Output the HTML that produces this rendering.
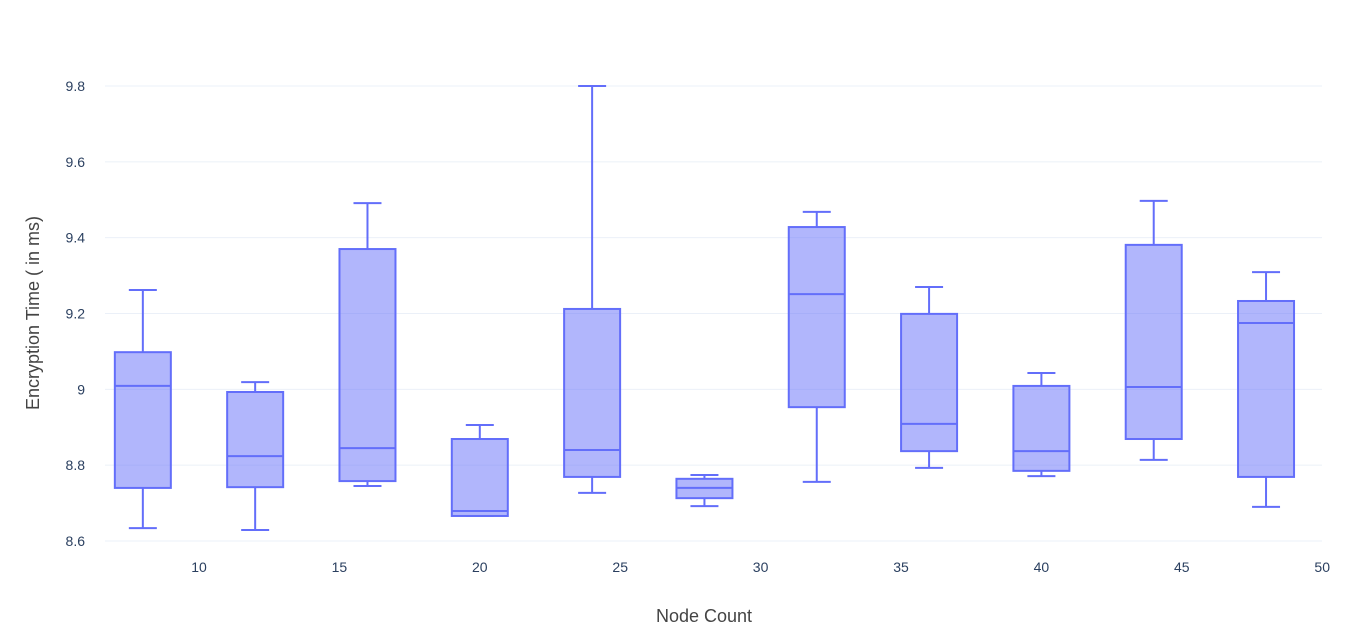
<!DOCTYPE html>
<html><head><meta charset="utf-8"><style>
body{margin:0;background:#fff;font-family:"Liberation Sans",sans-serif}
svg text{font-family:"Liberation Sans",sans-serif}
</style></head><body>
<svg id="chart" width="1354" height="635">
<g id="grid"></g><g id="boxes"></g><g id="axes"></g>
<text x="704" y="622" text-anchor="middle" font-size="18" fill="#444">Node Count</text>
<text transform="translate(39,313) rotate(-90)" text-anchor="middle" font-size="18" fill="#444">Encryption Time ( in ms)</text>
</svg>
<script>
const positions=[8,12,16,20,24,28,32,36,40,44,48];
const lows=[8.634,8.629,8.745,8.666,8.727,8.692,8.756,8.793,8.771,8.814,8.690];
const q1s=[8.740,8.742,8.758,8.666,8.769,8.713,8.953,8.837,8.785,8.869,8.769];
const medians=[9.009,8.824,8.845,8.679,8.840,8.740,9.251,8.909,8.837,9.006,9.175];
const q3s=[9.098,8.993,9.370,8.869,9.212,8.764,9.428,9.199,9.009,9.381,9.233];
const highs=[9.262,9.019,9.491,8.906,9.800,8.774,9.468,9.270,9.043,9.497,9.309];
const yTicks=[8.6,8.8,9,9.2,9.4,9.6,9.8];
const yTickLabels=["8.6","8.8","9","9.2","9.4","9.6","9.8"];
const xTicks=[10,15,20,25,30,35,40,45,50];
const NS="http://www.w3.org/2000/svg";
const X=v=>199+(v-10)*28.08;
const Y=v=>541-(v-8.6)/1.2*455;
function mk(parent,tag,attrs){const e=document.createElementNS(NS,tag);for(const k in attrs)e.setAttribute(k,attrs[k]);document.getElementById(parent).appendChild(e);return e;}
yTicks.forEach((t,i)=>{
  const l=mk('grid','line',{x1:105,x2:1322,y1:Y(t),y2:Y(t),stroke:'#ebf0f8','stroke-width':1});
  
  
  const tx=mk('axes','text',{x:85,y:Y(t)+5,'text-anchor':'end','font-size':14,fill:'#2a3f5f'});
  tx.textContent=yTickLabels[i];
  
  
});
xTicks.forEach(t=>{
  const tx=mk('axes','text',{x:X(t),y:572,'text-anchor':'middle','font-size':14,fill:'#2a3f5f'});
  tx.textContent=String(t);
  
  
});
const c='#636efa',hw=28,cw=14;
positions.forEach((p,i)=>{
  const g=mk('boxes','g',{});
  
  
  const cx=X(p);
  const add=(tag,a)=>{const e=document.createElementNS(NS,tag);for(const k in a)e.setAttribute(k,a[k]);g.appendChild(e);return e;};
  add('line',{x1:cx,x2:cx,y1:Y(highs[i]),y2:Y(q3s[i]),stroke:c,'stroke-width':2});
  add('line',{x1:cx,x2:cx,y1:Y(q1s[i]),y2:Y(lows[i]),stroke:c,'stroke-width':2});
  add('line',{x1:cx-cw,x2:cx+cw,y1:Y(highs[i]),y2:Y(highs[i]),stroke:c,'stroke-width':2});
  add('line',{x1:cx-cw,x2:cx+cw,y1:Y(lows[i]),y2:Y(lows[i]),stroke:c,'stroke-width':2});
  add('rect',{x:cx-hw,y:Y(q3s[i]),width:2*hw,height:Math.max(1,Y(q1s[i])-Y(q3s[i])),fill:'rgba(99,110,250,0.5)',stroke:c,'stroke-width':2});
  add('line',{x1:cx-hw,x2:cx+hw,y1:Y(medians[i]),y2:Y(medians[i]),stroke:c,'stroke-width':2});
});
</script>
</body></html>
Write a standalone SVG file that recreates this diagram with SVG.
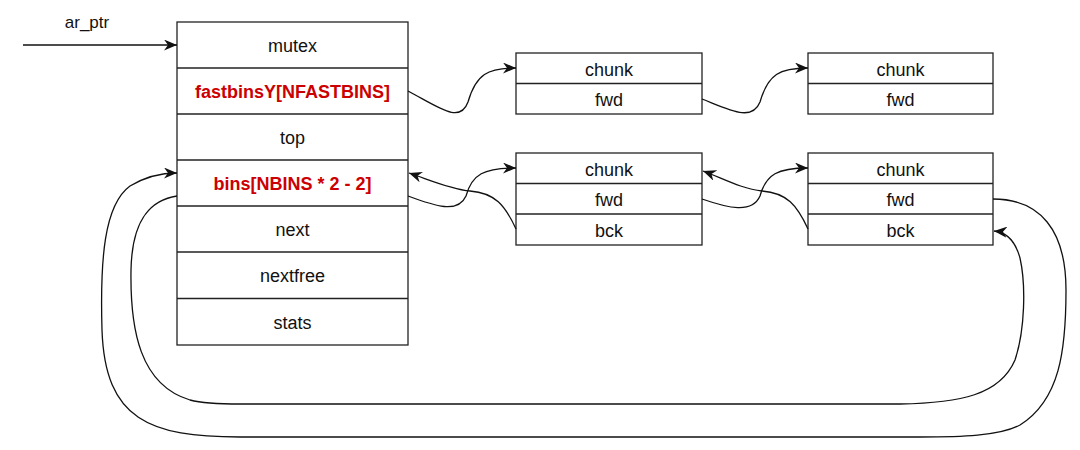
<svg xmlns="http://www.w3.org/2000/svg" width="1080" height="450" viewBox="0 0 1080 450">
<style>
.box{fill:#fff;stroke:#222;stroke-width:1.3}
.sep{stroke:#222;stroke-width:1.3}
.t{font-family:"Liberation Sans",Arial,Helvetica,sans-serif;font-size:18px;fill:#111;text-anchor:middle}
.r{fill:#cc0000;font-weight:bold}
.e{fill:none;stroke:#111;stroke-width:1.3}
</style>
<defs>
<marker id="arr" markerUnits="userSpaceOnUse" markerWidth="13" markerHeight="11" refX="13" refY="5.5" orient="auto">
<path d="M0,0 L13,5.5 L0,11 L4,5.5 Z" fill="#111"/>
</marker>
</defs>
<rect width="1080" height="450" fill="#fff"/>
<g id="arena">
<rect class="box" x="177" y="22" width="231" height="323"/>
<line class="sep" x1="177" y1="68" x2="408" y2="68"/>
<line class="sep" x1="177" y1="114" x2="408" y2="114"/>
<line class="sep" x1="177" y1="160" x2="408" y2="160"/>
<line class="sep" x1="177" y1="206" x2="408" y2="206"/>
<line class="sep" x1="177" y1="252" x2="408" y2="252"/>
<line class="sep" x1="177" y1="298.5" x2="408" y2="298.5"/>
<text class="t" x="292.5" y="52">mutex</text>
<text class="t r" x="292.5" y="98">fastbinsY[NFASTBINS]</text>
<text class="t" x="292.5" y="144">top</text>
<text class="t r" x="292.5" y="190">bins[NBINS * 2 - 2]</text>
<text class="t" x="292.5" y="236">next</text>
<text class="t" x="292.5" y="282">nextfree</text>
<text class="t" x="292.5" y="328.5">stats</text>
</g>
<g id="ar_ptr">
<text class="t" x="87" y="28" style="font-size:17px">ar_ptr</text>
</g>
<g id="fast-chunk-1">
<rect class="box" x="516" y="53" width="186" height="61"/>
<line class="sep" x1="516" y1="83.5" x2="702" y2="83.5"/>
<text class="t" x="609" y="75.5">chunk</text>
<text class="t" x="609" y="106">fwd</text>
</g>
<g id="fast-chunk-2">
<rect class="box" x="808" y="53" width="185" height="61"/>
<line class="sep" x1="808" y1="83.5" x2="993" y2="83.5"/>
<text class="t" x="900.5" y="75.5">chunk</text>
<text class="t" x="900.5" y="106">fwd</text>
</g>
<g id="bin-chunk-1">
<rect class="box" x="516" y="153" width="186" height="92"/>
<line class="sep" x1="516" y1="183.5" x2="702" y2="183.5"/>
<line class="sep" x1="516" y1="214" x2="702" y2="214"/>
<text class="t" x="609" y="175.5">chunk</text>
<text class="t" x="609" y="206">fwd</text>
<text class="t" x="609" y="236.5">bck</text>
</g>
<g id="bin-chunk-2">
<rect class="box" x="808" y="153" width="185" height="92"/>
<line class="sep" x1="808" y1="183.5" x2="993" y2="183.5"/>
<line class="sep" x1="808" y1="214" x2="993" y2="214"/>
<text class="t" x="900.5" y="175.5">chunk</text>
<text class="t" x="900.5" y="206">fwd</text>
<text class="t" x="900.5" y="236.5">bck</text>
</g>
<g id="connectors">
<path class="e" d="M23,45 L177,45" marker-end="url(#arr)"/>
<path class="e" d="M408,91 C440,108 460,124 468,102 C476,74 488,68 516,68" marker-end="url(#arr)"/>
<path class="e" d="M702,99 C730,110 752,122 760,102 C768,74 780,68 808,68" marker-end="url(#arr)"/>
<path class="e" d="M408,196 C435,206 458,214 466,196 C472,174 484,168 516,168" marker-end="url(#arr)"/>
<path class="e" d="M516,229 C505,205 495,193 470,191 C450,189 430,180 409,173" marker-end="url(#arr)"/>
<path class="e" d="M702,199 C728,208 752,214 760,196 C766,174 778,168 808,168" marker-end="url(#arr)"/>
<path class="e" d="M808,229 C797,205 787,193 762,191 C742,189 722,178 703,171" marker-end="url(#arr)"/>
<path class="e" d="M993,199 C1040,199 1066,230 1066,290 C1066,350 1060,400 1020,425 C1000,436 960,437 920,437 L240,437 C150,437 105,420 102,330 C100,260 104,205 130,186 C145,177 160,173 177,173" marker-end="url(#arr)"/>
<path class="e" d="M177,196 C150,200 132,220 131,270 C130,330 140,385 190,400 C205,404 225,404 240,404 L900,404 C960,403 1000,395 1015,360 C1025,330 1026,285 1020,258 C1015,240 1005,232 994,231" marker-end="url(#arr)"/>
</g>
</svg>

### What you have to do
Only a number is wanted: how many lines above include "that"?

### Full output
2